In conclusion, Manchester United’s third place finish in the season despite a lower attack/defense polarity is appreciable and a remarkable achievement in his first season for Erik Ten Hag.

Limitations

  • The skill is measured with respect to the winning team only. Thus if a team does not win any games in the season then this modeling will not compute the skill for that team.
  • The skill does not reflect how badly a team performs in the games it loses. From a season standings perspective this is not a concern since a lost game earn any points.
  • Drawn games provide points teams which contributes in the seasonal ranking. However the drawn games are eliminated from computation in this model. Thus if a team draws a lot of games, there will be a discrepancy in their rank evaluation based on this skill.
  • There is an imbalance in the observations per team. The teams having less wins in a season have less observations/evidence to influence their prior distribution.
  • In the second approach the Likelihood equation uses an empirical measure to allow for negative values of the mean skill.
  • In the second approach a unit variance is assumed. The variance can also modeling as a normal distribution allowing for a deeper hierarchical modeling.
  • The quality of the sampling needs to be verified with metrics.
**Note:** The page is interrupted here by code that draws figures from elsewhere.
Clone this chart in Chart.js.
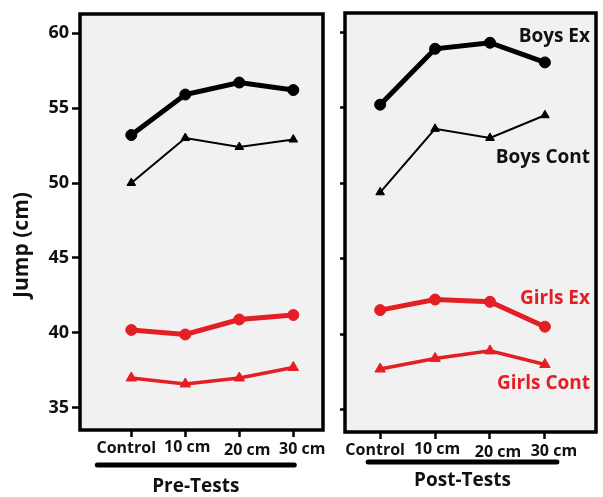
<!DOCTYPE html>
<html><head><meta charset="utf-8">
<script src="https://cdn.jsdelivr.net/npm/chart.js@4.4.0/dist/chart.umd.min.js"></script>
<style>
html,body{margin:0;padding:0;background:#fff;}
#wrap{position:relative;width:603px;height:497px;overflow:hidden;}
#p1{position:absolute;left:0;top:0;width:330px;height:497px;}
#p2{position:absolute;left:330px;top:0;width:273px;height:497px;}
</style></head><body>
<div id="wrap"><div id="p1"><canvas id="c1"></canvas></div><div id="p2"><canvas id="c2"></canvas></div></div>
<script>
const categories = ['Control', '10 cm', '20 cm', '30 cm'];
const yTicks = [35, 40, 45, 50, 55, 60];
const preBoysEx = [53.2, 55.9, 56.7, 56.2];
const preBoysCont = [50.0, 53.0, 52.4, 52.9];
const preGirlsEx = [40.2, 39.9, 40.9, 41.2];
const preGirlsCont = [37.0, 36.6, 37.0, 37.7];
const postBoysEx = [55.2, 58.9, 59.3, 58.0];
const postBoysCont = [49.4, 53.6, 53.0, 54.5];
const postGirlsEx = [41.6, 42.3, 42.15, 40.5];
const postGirlsCont = [37.7, 38.4, 38.9, 38.0];
const seriesNames = ['Boys Ex', 'Boys Cont', 'Girls Ex', 'Girls Cont'];
const seriesLabelAt = [59.73, 51.73, 42.33, 36.73];
const panelTitles = ['Pre-Tests', 'Post-Tests'];
const yTitle = 'Jump (cm)';

const BLACK = '#000000';
const RED = '#e31e24';
const FONT = "'Open Sans', 'DejaVu Sans', sans-serif";
// small hand-lettered placement of the category labels (offset from tick, baseline below axis)
const catLabelDx = [-5, 2, 8, 9];
const catLabelDy = [23, 22, 25, 24];

function pts(arr){ return arr.map((v,i)=>({x:i, y:v})); }

function datasets(bEx, bCont, gEx, gCont){
  return [
    {label: seriesNames[0], data: pts(bEx), borderColor: BLACK, backgroundColor: BLACK, borderWidth: 5, pointStyle:'circle', pointRadius: 5.5, pointBorderWidth: 1, tension: 0},
    {label: seriesNames[1], data: pts(bCont), borderColor: BLACK, backgroundColor: BLACK, borderWidth: 2, pointStyle:'triangle', pointRadius: 5, pointBorderWidth: 1, tension: 0},
    {label: seriesNames[2], data: pts(gEx), borderColor: RED, backgroundColor: RED, borderWidth: 5, pointStyle:'circle', pointRadius: 5.5, pointBorderWidth: 1, tension: 0},
    {label: seriesNames[3], data: pts(gCont), borderColor: RED, backgroundColor: RED, borderWidth: 3.5, pointStyle:'triangle', pointRadius: 6, pointBorderWidth: 1, tension: 0}
  ];
}

const panelPlugin = {
  id: 'panel',
  beforeDraw(chart){
    const {ctx, chartArea: a} = chart;
    ctx.save();
    ctx.fillStyle = '#f1f1f1';
    ctx.fillRect(a.left, a.top, a.right - a.left, a.bottom - a.top);
    ctx.restore();
  },
  afterDraw(chart){
    const {ctx, chartArea: a} = chart;
    const o = chart.options.plugins.panel;
    ctx.save();
    ctx.strokeStyle = '#000';
    ctx.lineWidth = 3.5;
    ctx.strokeRect(a.left, a.top, a.right - a.left, a.bottom - a.top);
    const xs = chart.scales.x;
    // category labels
    ctx.font = "bold 16px " + FONT;
    ctx.fillStyle = '#111';
    ctx.textAlign = 'center';
    ctx.textBaseline = 'alphabetic';
    categories.forEach((c, i) => {
      ctx.fillText(c, xs.getPixelForValue(i) + catLabelDx[i], a.bottom + catLabelDy[i]);
    });
    // bar under category labels
    const x0 = xs.getPixelForValue(0) + o.barL;
    const x1 = xs.getPixelForValue(categories.length - 1) + o.barR;
    ctx.lineWidth = 5;
    ctx.lineCap = 'round';
    ctx.strokeStyle = '#000';
    ctx.beginPath();
    ctx.moveTo(x0, o.barY);
    ctx.lineTo(x1, o.barY);
    ctx.stroke();
    // panel title
    ctx.font = "bold 19px " + FONT;
    ctx.fillText(o.title, (x0 + x1) / 2, o.barY + o.titleDy);
    if (o.yTitle) {
      ctx.translate(22, 245);
      ctx.rotate(-Math.PI/2);
      ctx.font = "bold 21px " + FONT;
      ctx.textAlign = 'center';
      ctx.textBaseline = 'middle';
      ctx.fillText(yTitle, 0, 0);
      ctx.setTransform(1,0,0,1,0,0);
    }
    if (o.seriesLabels) {
      const ys = chart.scales.y;
      ctx.font = "bold 19px " + FONT;
      ctx.textAlign = 'right';
      ctx.textBaseline = 'middle';
      seriesNames.forEach((n, i) => {
        ctx.fillStyle = i < 2 ? '#111' : RED;
        ctx.fillText(n, a.right - 6, ys.getPixelForValue(seriesLabelAt[i]));
      });
    }
    ctx.restore();
  }
};

function makePanel(id, ds, cfg){
  return new Chart(document.getElementById(id), {
    type: 'line',
    data: { datasets: ds },
    plugins: [panelPlugin],
    options: {
      responsive: true,
      maintainAspectRatio: false,
      animation: false,
      layout: { padding: { left: 0, top: cfg.top, right: cfg.right, bottom: 0 } },
      plugins: {
        legend: { display: false },
        tooltip: { enabled: false },
        panel: cfg.panel
      },
      scales: {
        x: {
          type: 'linear',
          min: cfg.xMin, max: cfg.xMax,
          afterBuildTicks: s => { s.ticks = categories.map((c, i) => ({value: i})); },
          afterFit: s => { s.height = cfg.xHeight; },
          ticks: { display: false },
          grid: { drawOnChartArea: false, drawTicks: true, tickLength: 7, tickWidth: 2.5, tickColor: '#000' },
          border: { display: false },
          title: { display: false }
        },
        y: {
          type: 'linear',
          min: 33.53, max: 61.27,
          afterBuildTicks: s => { s.ticks = yTicks.map(v => ({value: v})); },
          afterFit: s => { s.width = cfg.yWidth; },
          ticks: {
            display: cfg.yLabels,
            font: { family: FONT, size: 18, weight: 'bold' },
            color: '#111', padding: 3
          },
          grid: { drawOnChartArea: false, drawTicks: true, tickLength: cfg.yTick, tickWidth: 2.5, tickColor: '#000' },
          border: { display: false }
        }
      }
    }
  });
}

makePanel('c1', datasets(preBoysEx, preBoysCont, preGirlsEx, preGirlsCont), {
  top: 14, right: 4, xMin: -0.95, xMax: 3.55, xHeight: 67, yWidth: 80, yLabels: true, yTick: 8,
  panel: { title: panelTitles[0], titleDy: 26.5, barL: -34, barR: 1, barY: 465, yTitle: true, seriesLabels: false }
});
makePanel('c2', datasets(postBoysEx, postBoysCont, postGirlsEx, postGirlsCont), {
  top: 13, right: 7, xMin: -0.64, xMax: 3.93, xHeight: 65, yWidth: 15, yLabels: false, yTick: 5,
  panel: { title: panelTitles[1], titleDy: 24, barL: -12, barR: 12, barY: 462, yTitle: false, seriesLabels: true }
});
</script>
</body></html>
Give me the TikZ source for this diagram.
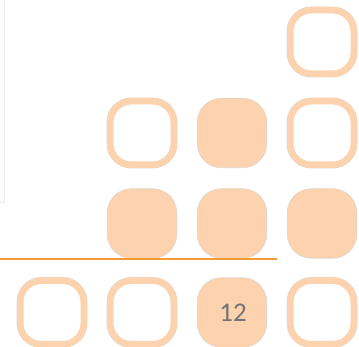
\documentclass[tikz,border=0pt]{standalone}
\usepackage{fontspec}
\setmainfont{Carlito}
\definecolor{peach}{HTML}{FCD3AE}
\definecolor{edgegray}{HTML}{E2D6CC}
\definecolor{lineorange}{HTML}{F79A33}
\definecolor{framegray}{HTML}{EBEBEB}
\definecolor{numgray}{HTML}{737373}
\begin{document}
\begin{tikzpicture}[x=1pt,y=-1pt,
  openbox/.style={draw=peach,line width=6.5pt,fill=white,rounded corners=21pt,
    minimum width=63.5pt,minimum height=63.5pt,inner sep=0pt,
    preaction={draw=edgegray,line width=7.3pt}},
  fullbox/.style={fill=peach,draw=edgegray,line width=0.6pt,rounded corners=24pt,
    minimum width=69.5pt,minimum height=69.5pt,inner sep=0pt,
    font=\fontsize{27pt}{30pt}\selectfont,text=numgray}]
\useasboundingbox (0,0) rectangle (359,347);
% light frame corner at left
\draw[framegray,line width=1pt] (4.5,0) -- (4.5,202.5) -- (0,202.5);
% row 1
\node[openbox] (b14) at (322,42) {};
% row 2
\node[openbox] (b22) at (142,133) {};
\node[fullbox] (b23) at (232,133) {};
\node[openbox] (b24) at (322,133) {};
% row 3
\node[fullbox] (b32) at (142,223.5) {};
\node[fullbox] (b33) at (232,223.5) {};
\node[fullbox] (b34) at (322,223.5) {};
% orange line
\draw[lineorange,line width=2.4pt] (0,258.8) -- (277,258.8);
% row 4
\node[openbox] (b41) at (52,312.5) {};
\node[openbox] (b42) at (142,312.5) {};
\node[fullbox] (b43) at (232,312.5) {\hspace{2pt}12};
\node[openbox] (b44) at (322,312.5) {};
\end{tikzpicture}
\end{document}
The number if iterations can be increased to get a tighter confidence interval to further build confidence in the insights.

Data

The data is sourced specifically from fbref which provides the results for every game played during the 2022/2023 season. The data was cleaned using R to design in the required format for further analysis. The cleaned dataset is found here. Thanks to Fbref for providing up to date statistics that enables us derive interesting and rewarding insights.